## STORED DATA
○ ○ ○ ○ ○
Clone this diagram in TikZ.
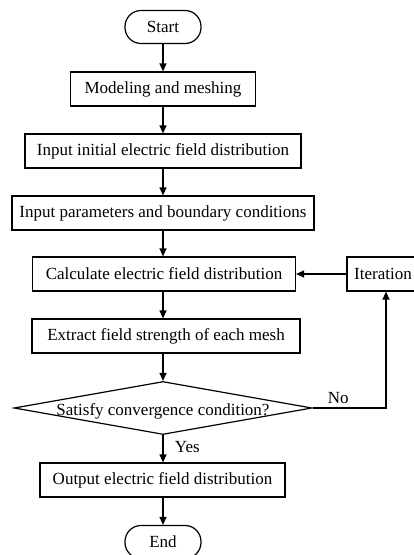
\documentclass[tikz,border=0pt]{standalone}
\usepackage{fontspec}
\setmainfont{Liberation Serif}
\usetikzlibrary{arrows.meta,shapes.geometric}

\tikzset{
  flowbox/.style={draw, rectangle, minimum height=34pt, inner sep=0pt},
  termbox/.style={draw, rectangle, rounded corners=16pt, minimum width=76pt,
    minimum height=33pt},
  decbox/.style={draw, diamond, aspect=5.7, minimum width=298pt,
    minimum height=53pt, inner sep=0pt},
  flowarrow/.style={-{Triangle[length=8pt,width=7pt]}},
}

\begin{document}
\begin{tikzpicture}[x=1pt, y=-1pt, line width=1.2pt, font=\fontsize{17}{19}\selectfont]
  \useasboundingbox (0,0) rectangle (413,555);

  \node[termbox] (start) at (163,27) {Start};
  \node[flowbox, minimum width=185pt] (model) at (163,89) {Modeling and meshing};
  \node[flowbox, minimum width=276pt] (init) at (163,151) {Input initial electric field distribution};
  \node[flowbox, minimum width=302pt] (param) at (163,213) {Input parameters and boundary conditions};
  \node[flowbox, minimum width=263pt] (calc) at (164,274) {Calculate electric field distribution};
  \node[flowbox, minimum width=268pt] (extract) at (166,336) {Extract field strength of each mesh};
  \node[decbox] (conv) at (163,408) {};
  \node at (163,411) {Satisfy convergence condition?};
  \node[flowbox, minimum width=72pt] (iter) at (383,274) {Iteration};
  \node[flowbox, minimum width=245pt] (output) at (162.5,480) {Output electric field distribution};
  \node[termbox] (end) at (163,542) {End};
  \coordinate (turn) at (386,408);

  \draw[flowarrow] (start) -- (model);
  \draw[flowarrow] (model) -- (init);
  \draw[flowarrow] (init) -- (param);
  \draw[flowarrow] (param) -- (calc.north -| param);
  \draw[flowarrow] (calc.south -| start) -- (extract.north -| start);
  \draw[flowarrow] (extract.south -| start) -- (conv.north);
  \draw[flowarrow] (conv.south) -- node[right=8pt, pos=0.45] {Yes} (output.north -| conv);
  \draw[flowarrow] (output.south -| start) -- (end);
  \draw[flowarrow] (conv.east) -- node[above, pos=0.35] {No} (turn) -- (turn |- iter.south);
  \draw[flowarrow] (iter) -- (calc);
\end{tikzpicture}
\end{document}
○ ○ ○ ○ ○
## WHAT IS NEEDED
Transcribe the listing in full and omit the pictures.

## REPLY
Clone this diagram in TikZ.
\documentclass[tikz,border=0pt]{standalone}
\usepackage{fontspec}
\setmainfont{Liberation Serif}
\usetikzlibrary{arrows.meta,shapes.geometric}

\tikzset{
  flowbox/.style={draw, rectangle, minimum height=34pt, inner sep=0pt},
  termbox/.style={draw, rectangle, rounded corners=16pt, minimum width=76pt,
    minimum height=33pt},
  decbox/.style={draw, diamond, aspect=5.7, minimum width=298pt,
    minimum height=53pt, inner sep=0pt},
  flowarrow/.style={-{Triangle[length=8pt,width=7pt]}},
}

\begin{document}
\begin{tikzpicture}[x=1pt, y=-1pt, line width=1.2pt, font=\fontsize{17}{19}\selectfont]
  \useasboundingbox (0,0) rectangle (413,555);

  \node[termbox] (start) at (163,27) {Start};
  \node[flowbox, minimum width=185pt] (model) at (163,89) {Modeling and meshing};
  \node[flowbox, minimum width=276pt] (init) at (163,151) {Input initial electric field distribution};
  \node[flowbox, minimum width=302pt] (param) at (163,213) {Input parameters and boundary conditions};
  \node[flowbox, minimum width=263pt] (calc) at (164,274) {Calculate electric field distribution};
  \node[flowbox, minimum width=268pt] (extract) at (166,336) {Extract field strength of each mesh};
  \node[decbox] (conv) at (163,408) {};
  \node at (163,411) {Satisfy convergence condition?};
  \node[flowbox, minimum width=72pt] (iter) at (383,274) {Iteration};
  \node[flowbox, minimum width=245pt] (output) at (162.5,480) {Output electric field distribution};
  \node[termbox] (end) at (163,542) {End};
  \coordinate (turn) at (386,408);

  \draw[flowarrow] (start) -- (model);
  \draw[flowarrow] (model) -- (init);
  \draw[flowarrow] (init) -- (param);
  \draw[flowarrow] (param) -- (calc.north -| param);
  \draw[flowarrow] (calc.south -| start) -- (extract.north -| start);
  \draw[flowarrow] (extract.south -| start) -- (conv.north);
  \draw[flowarrow] (conv.south) -- node[right=8pt, pos=0.45] {Yes} (output.north -| conv);
  \draw[flowarrow] (output.south -| start) -- (end);
  \draw[flowarrow] (conv.east) -- node[above, pos=0.35] {No} (turn) -- (turn |- iter.south);
  \draw[flowarrow] (iter) -- (calc);
\end{tikzpicture}
\end{document}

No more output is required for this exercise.